Eserdeki “Bâbıâli Hatıraları” bölümü ilgi çekici. Mesela Şairler Sultanımız hakkındaki şu hatıra çok anlamlı: “Merhum Üstad N. F. Kısakürek Yeni İstiklal yazıhanesine uğrar ve M. Ş. Eygi ile sohbet ederdi. Yine bir sohbet esnasında M. Ş. Eygi Beyin Ankara’dan gelmiş bir emekli yarbay misafiri vardı. N. Fazıl Bey misafir olarak üzerine gelmişti. M. Ş. Eygi Bey, ‘N. Fazıl Bey’ diye takdim etti. Emekli yarbay heyecandan âdeta hazır ola geçer gibi üstadın elini sıktı. Kendisine ‘Üstadım zât-ı âlinizi bir konferans için Ankara’ya davet etmeyi arzu ediyoruz, adres lütfeder misiniz?’ dedi. Üstat N. Fazıl Bey seri bir şekilde ismini söyleyerek “Erenköy, İstanbul” diye ekledi.
Bir başka hatıra Deli Nizam’la alakalı. O da şöyle: “N. Nazif Kadıköy Bahariye’de oturuyordu. Bir akşamüstü M. Şevket Eygi Bey bana ‘Nihat sana zahmet Kadıköy’e N. Nazif’in evine uğra, gazete için yazdığı makaleyi getir.’ demişti. Kadıköy’e giderken sağanak bir yağmura yakalandım. Üstadın kapısına vardığım zaman sırılsıklam olmuştum. Üstat beni içeri almadı, ‘Yakında kahve var, git orada bir yarım saat otur. Ben de yazımı tamamlarım.’ dedi. Eşi çok mahcup oldu. ‘Nizam sen ne yapıyorsun?’ diye âdeta çıkıştı. Ben de ‘Yenge önemli değil, ben biraz oturur gelirim.’ dedim.
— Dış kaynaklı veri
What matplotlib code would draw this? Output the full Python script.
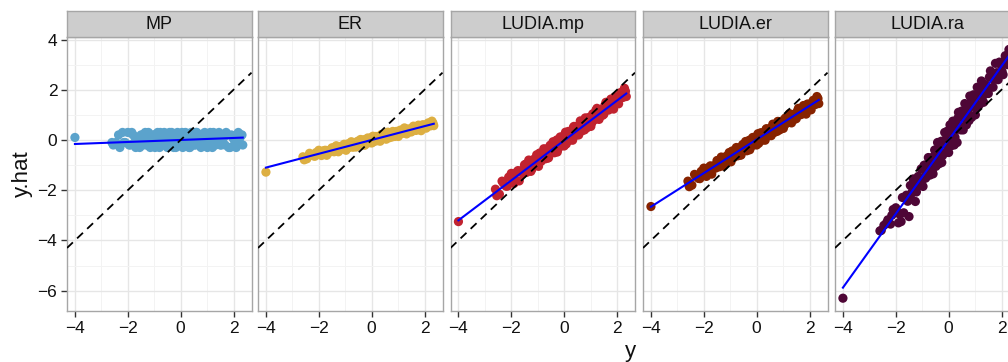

Yarım saat sonra gittiğimde beni evin başköşesine oturttu ve yazdığı yazıyı okudu. Ayasofya ile ilgili bir makaleydi. Bana döndü, ‘Delikanlı nasıl buldun, yazımı?’ dedi. Ben de ‘Çok güzel efendim.’ dedim. Üstat da ‘Tabii böyle güzel yazıyı ancak Nizam yazabilir.’ dedi.”
Renkli anılarla örülü Maziden Hatıralar’ı okuyucularıma tavsiye ediyorum. Kısmet olursa Nihat Çeçen Hocayı bugün Yeni Dünya Vakfı’nda devam eden Bâbıâli Enderun Sohbetleri’nde dinleyeceğiz.